Many’s the occasion when, soundchecking for a Nightjars gig, we’ve had the soundman coming down to the front, looking askance at Phil and Dan’s humble 50W valve combos and saying, ‘I need you (points at Phil) and you (points at Dan) to turn
down ….’, slowing his speech in the manner of an English idiot talking to a waiter in Majorca (‘I want ham … and eggs…’).  I can tell you now that on this MBV tour, that this has absolutely not happened to Kevin Shields.  The soundman has not come down to the front and said, ‘Kevin, I wonder if you could do me a favour?  It’s just a small favour.  I wondered could you turn down a little?  Yeah… Maybe on all the amps, if that would be possible, actually?  Yeah… it’s just that I’m struggling to get the vocals out front.  OK… that’s magic, Kev.  Thanks.’

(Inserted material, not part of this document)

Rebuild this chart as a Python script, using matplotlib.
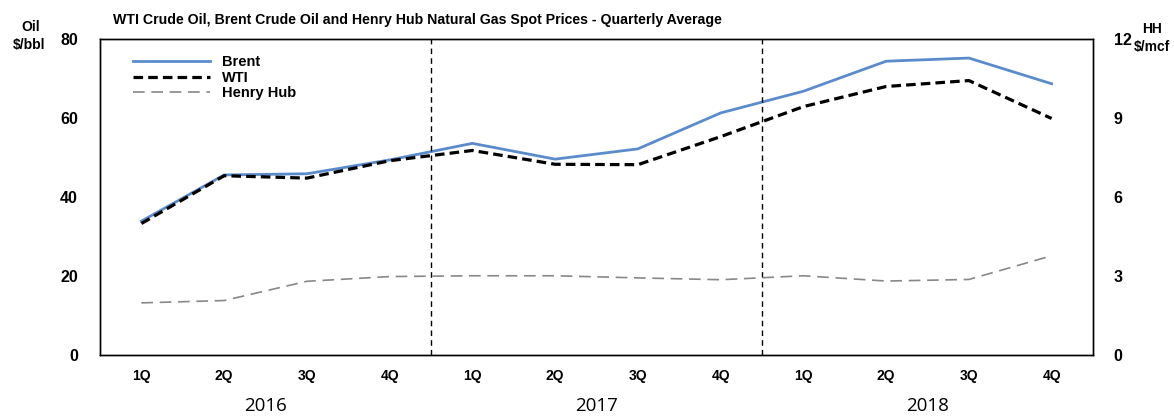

That simply has not happened on this MBV tour. 


Therefore, apart from on the ravishing ‘Lose My Breath’, when Shields switches to acoustic guitar, Butcher might as well not be on stage, as you can’t hear much of what she sings anyway.  I enjoy a lot of the songs from memory, more than anything.  I know that he big huge, blustering guitar squall corresponds to a bassline and to a lead melody, which I add to the noise on stage, close my eyes and enjoy it that way. 

Ultimately, this show is all about ‘You Made Me Realise’.  This is why they dished out earplugs on the door.  I stand calmly, arms behind my back, staring into space, whilst Shields thrashes out 35 minutes (Denny timed it) of feedback.  It’s oddly calming.  Soothing.  Overwhelming, of course.  Some down the front are waving their arms in the air and going crazy.  Others are standing, heads bowed, their fingers tightly pressed into their ears. 


I used to dance like a dervish to this song at the indie disco.  Me, Matt Soffe, Jay Dean, Moo…  now, I simply stand and watch.  I hear sirens screaming at the high end, I hear thunder in the low end (Googe is adding bass scree to the avalanche, too), I hear the hiss of a thousand pressure valves being opened simultaneously.  Wah pedal, I muse.  It isn’t as exciting when you understand what he’s doing.  It’s magical if you think the man on stage is some kind of shaman.  That he’s not wholly in control.


Some walk out.  Without my ear protection, I couldn’t have stood it. 


It starts to feel as though we’ve been living in Shields’ soundworld forever… I start looking at the band, for the visual cue.  I mean, he must, at some point, signal to the others to kick back into the song.  That’s how it works, right? 




Suddenly, I notice that O’Closoig appears to be waving his arms in the air.  Oh, I think. He must be trying to get Shields’ attention.  Some chance…




I suddenly realise that he is, in fact, drumming.  Then, hilariously, I notice that Butcher has bothered to step up to the mic.  They’ve gone back into the song.  Kevin Shields may or may not be on the trip with them.  Maybe the decision was made arbitrarily by the others, as maybe, just maybe, Kevin Shields was never, ever going to stop.


He finally departs the stage.  Men come to switch off the amps.  The last couple of minutes are quite interesting, as amp by amp, the noise level decreases.  It all ends with a stark, staccato, oscillating bark, which I rather enjoy.  I enjoy the ‘silence’ that comes after, which is of course, the silence of all the people in the Apollo shouting at each other simultaneously. 


In the aftermath, Ange tells me later that she could smell puke.  Rumours that people have shat themselves abound.  I talk to Lee and Stu from The Longcut.  Lee is flabbergasted.  Stu shouts about how amazing it was.  He doesn’t realise he’s shouting.  Noone does, until their hearing gradually returns to normal.


Lee says, ‘everything we have ever done is just so… We’re pussies’.